Most Singaporeans should have read about the 1964 Race Riots which took place on 21 July 1964 when Singapore was still part of Malaysia (1963–1965). 22 people lost their lives and hundreds were severely injured. There were numerous other communal riots and incidents throughout the 50s and 60s leading to and after Singapore’s independence in August 1965.

Post-independence, the most notable one was the 1969 race riots of Singapore. The seven days of communal riots from 31 May to 6 June 1969 was a result of the spillover of the 13 May Incident in Malaysia. 4 were dead and 80 were wounded.

The hysteria that United Malays National Organisation (UMNO) itself generated over its desire to assert Malay dominance (Ketuanan Melayu) in Singapore had its effect in heightening the suspicion between Malay and Chinese in Singapore.

Many incidents of Sino-Malay clashes erupted, and the situation was brought under control following security sweeps by the Police and armed forces throughout Singapore. The vigilance of the security forces in Singapore and the persistent efforts of ISD officers in making island-wide coverage contributed to the return of normalcy in Singapore.

To this day, there is still an unease about the potential of violence which might result from racial disharmony.

CNA

Workers Party’s Raeesah Khan recently apologised for posts which have promoted enmity between different religious and racial groups. She has made serious allegations about how the Singapore law enforcement authorities discriminated against citizens depending on ‘their colours’.  In the context of a news article on the City Harvest Church ruling, she has also admitted to believing that Singapore jailed minorities mercilessly, harassed mosque leaders but let corrupt church leaders go scot- free.

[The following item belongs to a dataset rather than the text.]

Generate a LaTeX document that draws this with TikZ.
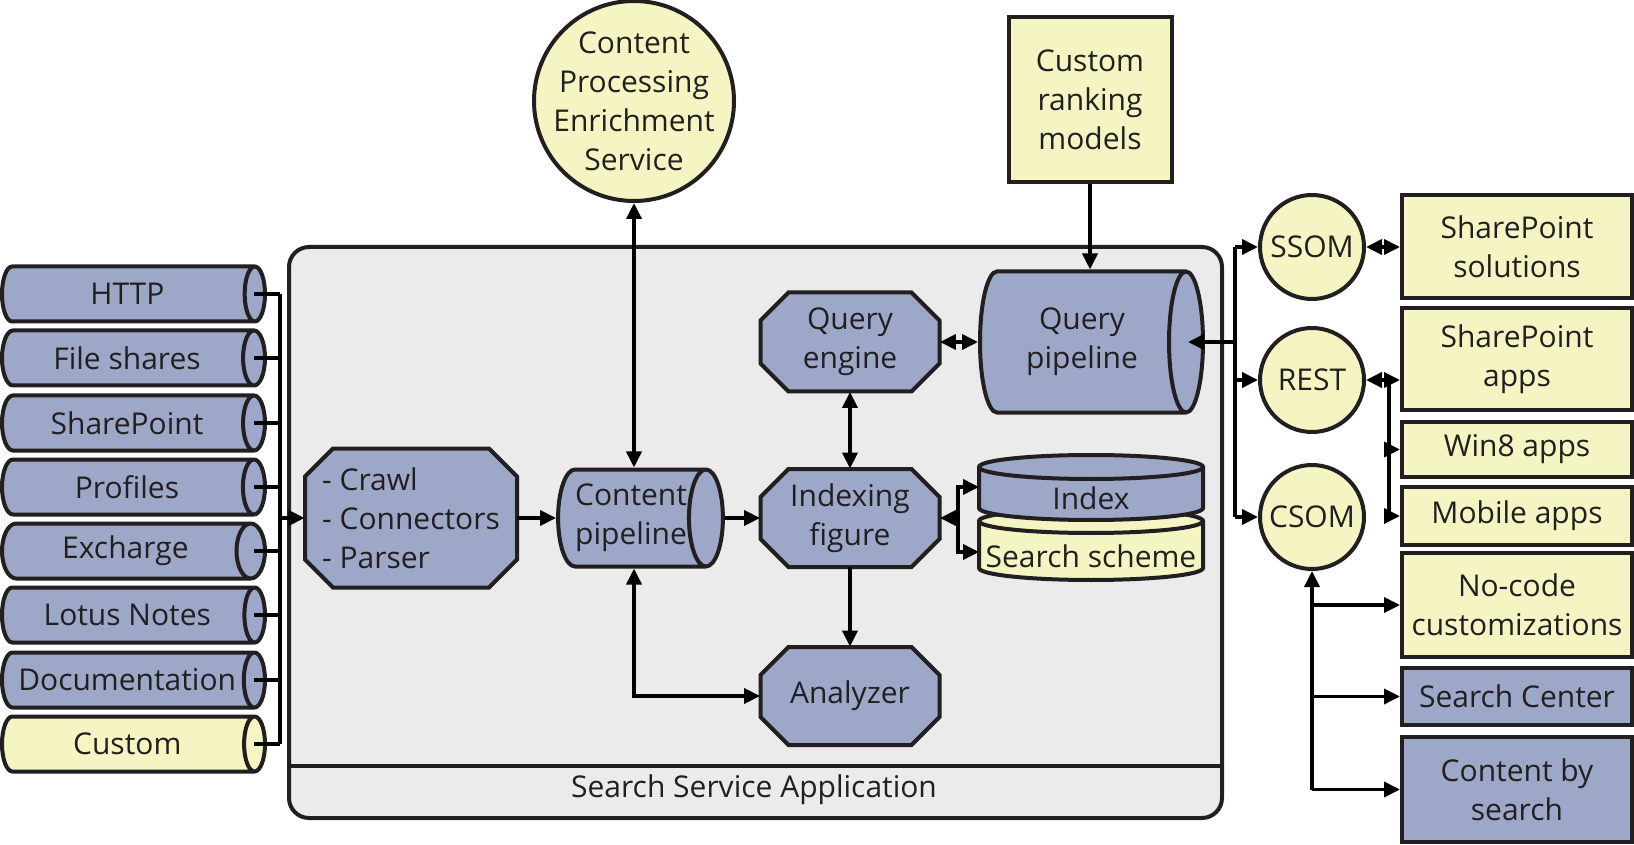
\documentclass[tikz,border=0pt]{standalone}
\usepackage{fontspec}
\setmainfont{Open Sans}
\usetikzlibrary{shapes.geometric,arrows.meta,calc}
\definecolor{boxblue}{HTML}{9DA8C8}
\definecolor{boxyellow}{HTML}{F5F5C4}
\definecolor{appgray}{HTML}{EBEBEB}
\definecolor{edge}{HTML}{231F20}

% octagon: [node options]{name}{x}{y}{half width}{half height}{text}
\newcommand\octnode[7][]{%
  \draw[octline] ({#3-#5+28},{#4-#6}) -- ({#3+#5-28},{#4-#6}) -- ({#3+#5},{#4-#6+28})
    -- ({#3+#5},{#4+#6-28}) -- ({#3+#5-28},{#4+#6}) -- ({#3-#5+28},{#4+#6})
    -- ({#3-#5},{#4+#6-28}) -- ({#3-#5},{#4-#6+28}) -- cycle;
  \node[inner sep=0pt,align=center,minimum width=#5pt,minimum height=#6pt,#1] (#2) at (#3,#4) {#7};}

\begin{document}
\begin{tikzpicture}[x=0.5pt,y=-0.5pt,
  every node/.style={font=\fontsize{15}{19.5}\selectfont,text=edge},
  octline/.style={draw=edge,line width=2pt,fill=boxblue,line join=miter},
  pipe/.style={draw=edge,line width=2pt,cylinder,shape aspect=0.5,anchor=shape center,
    cylinder uses custom fill,cylinder body fill=boxblue,cylinder end fill=boxblue,
    inner sep=0pt,align=center},
  src/.style={pipe,shape aspect=0.95,minimum height=131.5pt,minimum width=27.5pt},
  ybox/.style={draw=edge,line width=2pt,fill=boxyellow,minimum width=115pt,
    inner sep=0pt,align=center},
  bbox/.style={ybox,fill=boxblue},
  ycirc/.style={draw=edge,line width=2pt,fill=boxyellow,circle,inner sep=0pt,align=center},
  wire/.style={line width=1.8pt},
  arr/.style={wire,-{Triangle[length=8pt,width=7.5pt]}},
  biarr/.style={wire,{Triangle[length=8pt,width=7.5pt]}-{Triangle[length=8pt,width=7.5pt]}}]

\useasboundingbox (0,0) rectangle (1634,845);

\draw[draw=edge,line width=2pt,fill=appgray,rounded corners=10pt] (289,247) rectangle (1222,818);
\draw[draw=edge,line width=2pt] (289,766) -- (1222,766);
\node (ssa) at (754,790) {Search Service Application};

\node[src] (http) at (133.5,294) {HTTP};
\node[src] (files) at (133.5,358) {File shares};
\node[src] (sp) at (133.5,423) {SharePoint};
\node[src] (prof) at (133.5,487) {Profiles};
\node[src] (exch) at (133.5,551) {Excharge};
\node[src] (lotus) at (133.5,615) {Lotus Notes};
\node[src] (docs) at (133.5,680) {Documentation};
\node[src,cylinder body fill=boxyellow,cylinder end fill=boxyellow] (cust) at (133.5,744) {Custom};

\coordinate (bl1) at (280,294);
\coordinate (bl2) at (280,744);
\draw[wire] (bl1) -- (bl2);
\foreach \s in {http,files,sp,prof,exch,lotus,docs,cust}
  \draw[wire] ($(\s.east)+(-13,0)$) -- (\s.east -| bl1);

\octnode[align=left]{crawl}{411}{518}{106}{69.5}{- Crawl\\- Connectors\\- Parser}
\node[pipe,minimum height=81.5pt,minimum width=48.5pt] (cp) at (640.5,518) {Content\\pipeline};
\octnode{ifig}{850}{518}{89.5}{49}{Indexing\\figure}
\octnode{qe}{850}{342}{89.5}{49.5}{Query\\engine}
\octnode{an}{850}{696}{89.5}{49}{Analyzer}
\node[pipe,minimum height=111.5pt,minimum width=70.5pt] (qp) at (1091.5,342) {Query\\pipeline};

\node[ycirc,minimum size=100pt,inner sep=-8pt] (cpes) at (634,101) {Content\\Processing\\Enrichment\\Service};
\node[ybox,minimum width=81.5pt,minimum height=82.5pt] (crm) at (1090,100) {Custom\\ranking\\models};

\draw[draw=edge,line width=2pt,fill=boxyellow] (979,521) -- (979,568)
  arc[start angle=180,end angle=0,x radius=112,y radius=12] -- (1203,521);
\draw[draw=edge,line width=2pt,fill=boxyellow] (1091,521) ellipse[x radius=112,y radius=12];
\draw[draw=edge,line width=2pt,fill=boxblue] (979,467) -- (979,508)
  arc[start angle=180,end angle=0,x radius=112,y radius=12] -- (1203,467);
\draw[draw=edge,line width=2pt,fill=boxblue] (1091,467) ellipse[x radius=112,y radius=12];
\node (idx) at (1091,498) {Index};
\node (ss) at (1091,556) {Search scheme};
\coordinate (idxw) at (979,487);
\coordinate (ssw) at (979,552);

\draw[arr] (bl1 |- crawl.west) -- (crawl.west);
\draw[arr] (crawl.east) -- (cp.west);
\draw[arr] (cp.east) -- (ifig.west);
\draw[biarr] (cpes.south) -- (cpes.south |- cp.north);
\draw[biarr] (cpes.south |- cp.south) |- (an.west);
\draw[arr] (crm.south) -- (crm.south |- qp.north);
\draw[biarr] (qe.east) -- (qe.east -| qp.west);
\draw[biarr] (qe.south) -- (ifig.north);
\draw[arr] (ifig.south) -- (an.north);
\draw[arr] ($(ifig.east)+(18,0)$) |- (idxw);
\draw[arr] ($(ifig.east)+(18,0)$) |- (ssw);
\draw[arr] ($(ifig.east)+(18,0)$) -- (ifig.east);

\node[ycirc,minimum size=52pt] (ssom) at (1312,247) {SSOM};
\node[ycirc,minimum size=52pt] (rest) at (1312,380) {REST};
\node[ycirc,minimum size=52pt] (csom) at (1312,517) {CSOM};

\coordinate (br1) at (1235,247);
\coordinate (br2) at (1235,517);
\draw[wire] (br1) -- (br2);
\draw[arr] (br1 |- qp.east) -- ($(qp.east)+(-17,0)$);
\draw[arr] (br1 |- ssom.west) -- (ssom.west);
\draw[arr] (br1 |- rest.west) -- (rest.west);
\draw[arr] (br1 |- csom.west) -- (csom.west);

\node[ybox,minimum height=51.5pt] (sps) at (1517,246.5) {SharePoint\\solutions};
\node[ybox,minimum height=51pt] (spa) at (1517,359) {SharePoint\\apps};
\node[ybox,minimum height=27.5pt] (win) at (1517,449.5) {Win8 apps};
\node[ybox,minimum height=29pt] (mob) at (1517,516) {Mobile apps};
\node[ybox,minimum height=52pt] (noc) at (1517,605) {No-code\\customizations};
\node[bbox,minimum height=28.5pt] (sc) at (1517,696.5) {Search Center};
\node[bbox,minimum height=52.5pt] (cbs) at (1517,789.5) {Content by\\search};

\draw[biarr] (ssom.east) -- (ssom.east -| sps.west);
\draw[biarr] (rest.east) -- (rest.east -| spa.west);
\draw[arr] ($(rest.east)+(23,0)$) |- (win.west);
\draw[arr] ($(rest.east)+(23,0)$) |- (mob.west);
\draw[arr] (csom.south |- cbs.west) -- (csom.south);
\draw[arr] (csom.south |- noc.west) -- (noc.west);
\draw[arr] (csom.south |- sc.west) -- (sc.west);
\draw[arr] (csom.south |- cbs.west) -- (cbs.west);

\end{tikzpicture}
\end{document}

Prime Minister Lee Hsien Loong who was himself a direct witness of one of the deadliest racial riots in Singapore, has emphasized again and again that internal and external developments show that Singapore cannot afford to take this religious and racial harmony for granted. To maintain harmony in Singapore’s multi-racial and multi-religious society, the Government must take a watchful, prudent and hands-on approach.

Singaporeans are becoming more religious and taking their faiths more seriously. Any religious fervour can also lead to communities becoming more insular and less accepting, leading to less mixing between the faiths. Any intentional insensitivities pertaining to race or religion could easily trigger violence especially made worsened by the surge of social media use.

Singapore must not hesitate to act firmly when necessary because if conflict erupts, it will cause great damage to our social fabric.